Although Echo Lake Park belongs to the Denver Mountain Parks system, many visitors will enjoy a side trip to the old mining town of Idaho Springs, where the Mount Evans Scenic Byway begins. Although there is little in the way of gold mining continuing today, remnants of the gold miners' heyday remain in the buildings, attractions and history of the area. Tourists can still pan for gold at both the Phoenix Gold Mine and the Argo Gold Mine and Mill. Now a commercial resort, historic Indian Hot Springs is still open to visitors, and includes natural hot mineral baths and spa treatments.
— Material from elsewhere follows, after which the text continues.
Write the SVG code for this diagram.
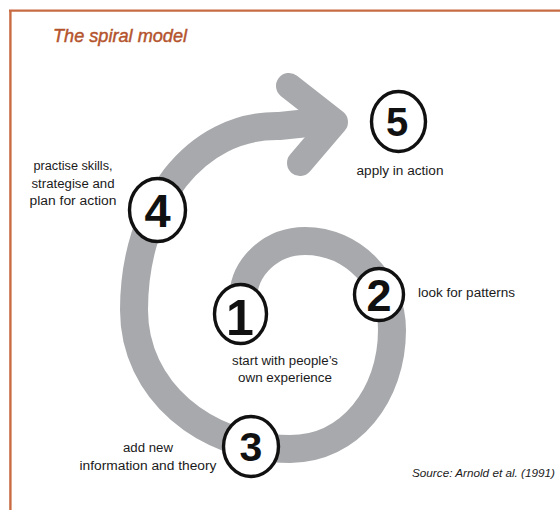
<svg xmlns="http://www.w3.org/2000/svg" width="560" height="510" viewBox="0 0 560 510">
  <style>
    .frame { stroke: #c96b42; stroke-width: 2.4; fill: none; }
    .title { font-family: "Liberation Sans", Arial, sans-serif; font-style: italic; font-size: 19px; fill: #b4532c; stroke: #b4532c; stroke-width: 0.45; }
    .band { fill: none; stroke: #a7a9ac; stroke-width: 28; }
    .head { fill: none; stroke: #a7a9ac; stroke-width: 26; stroke-linejoin: round; stroke-linecap: round; }
    .ring { fill: #ffffff; stroke: #111111; stroke-width: 3.4; }
    .num { font-family: "Liberation Sans", Arial, sans-serif; font-weight: bold; fill: #111111; text-anchor: middle; }
    .lbl { font-family: "Liberation Sans", Arial, sans-serif; font-size: 12.5px; fill: #1a1a1a; }
    .mid { text-anchor: middle; }
    .src { font-family: "Liberation Sans", Arial, sans-serif; font-style: italic; font-size: 11.5px; fill: #1a1a1a; }
  </style>

  <!-- frame -->
  <line class="frame" x1="9" y1="10.6" x2="560" y2="10.6"/>
  <line class="frame" x1="10.4" y1="10" x2="10.4" y2="510"/>

  <text class="title" x="53" y="42" textLength="134" lengthAdjust="spacingAndGlyphs">The spiral model</text>

  <!-- spiral band ending in an arrow -->
  <g id="connectors">
    <path class="band" d="M243,300 C243,266 272,241 305,241 C353,241 392,282 392,330 C392,395 350,449 290,449 C205,449 134,390 134,310 C134,205 195,124 280,126 L327,121"/>
    <polyline class="head" points="289,86 335,122 300,163"/>
  </g>

  <g id="step1">
    <ellipse class="ring" cx="240.5" cy="314" rx="26" ry="29.5"/>
    <text class="num" x="240" y="335" font-size="50">1</text>
    <text class="lbl mid" x="285" y="365" textLength="106" lengthAdjust="spacingAndGlyphs">start with people’s</text>
    <text class="lbl mid" x="285" y="382" textLength="94" lengthAdjust="spacingAndGlyphs">own experience</text>
  </g>

  <g id="step2">
    <ellipse class="ring" cx="379" cy="294.5" rx="24.5" ry="26"/>
    <text class="num" x="379" y="311" font-size="45">2</text>
    <text class="lbl" x="418" y="297" textLength="97" lengthAdjust="spacingAndGlyphs">look for patterns</text>
  </g>

  <g id="step3">
    <ellipse class="ring" cx="251" cy="446.5" rx="27.5" ry="30"/>
    <text class="num" x="251" y="461" font-size="41">3</text>
    <text class="lbl mid" x="148" y="452" textLength="50" lengthAdjust="spacingAndGlyphs">add new</text>
    <text class="lbl mid" x="148" y="470" textLength="137" lengthAdjust="spacingAndGlyphs">information and theory</text>
  </g>

  <g id="step4">
    <ellipse class="ring" cx="157.5" cy="210" rx="28" ry="31.5"/>
    <text class="num" x="157.5" y="227" font-size="47">4</text>
    <text class="lbl mid" x="73" y="170" textLength="79" lengthAdjust="spacingAndGlyphs">practise skills,</text>
    <text class="lbl mid" x="73" y="188" textLength="83" lengthAdjust="spacingAndGlyphs">strategise and</text>
    <text class="lbl mid" x="73" y="205" textLength="87" lengthAdjust="spacingAndGlyphs">plan for action</text>
  </g>

  <g id="step5">
    <ellipse class="ring" cx="398.5" cy="121.5" rx="27" ry="30"/>
    <text class="num" x="397" y="136" font-size="40">5</text>
    <text class="lbl mid" x="400" y="175" textLength="87" lengthAdjust="spacingAndGlyphs">apply in action</text>
  </g>

  <text class="src" x="412" y="477" textLength="143" lengthAdjust="spacingAndGlyphs">Source: Arnold et al. (1991)</text>
</svg>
A variety of lodgings are available in and around Idaho Springs, with a number of resort-style options to pamper weary trekkers when they return from a day or two of hiking the trails at Echo Lake.
Opportunities for year-round outdoor recreation abound in the Idaho Springs area: whitewater rafting, horseback riding, cross-country and downhill skiing, mountaineering and ATV riding. Idaho Springs is a location geared toward outdoor adventure, filled with scenic vistas and an invigorating mountain atmosphere. If staying at a local campground or guest ranch doesn't suit you long-term, a few properties are usually available for sale on the outskirts of the national forests and the extensive Mountain Park system. So come and visit beautiful Echo Lake, drive the scenic byways, and enjoy the many adventures awaiting at Idaho Springs.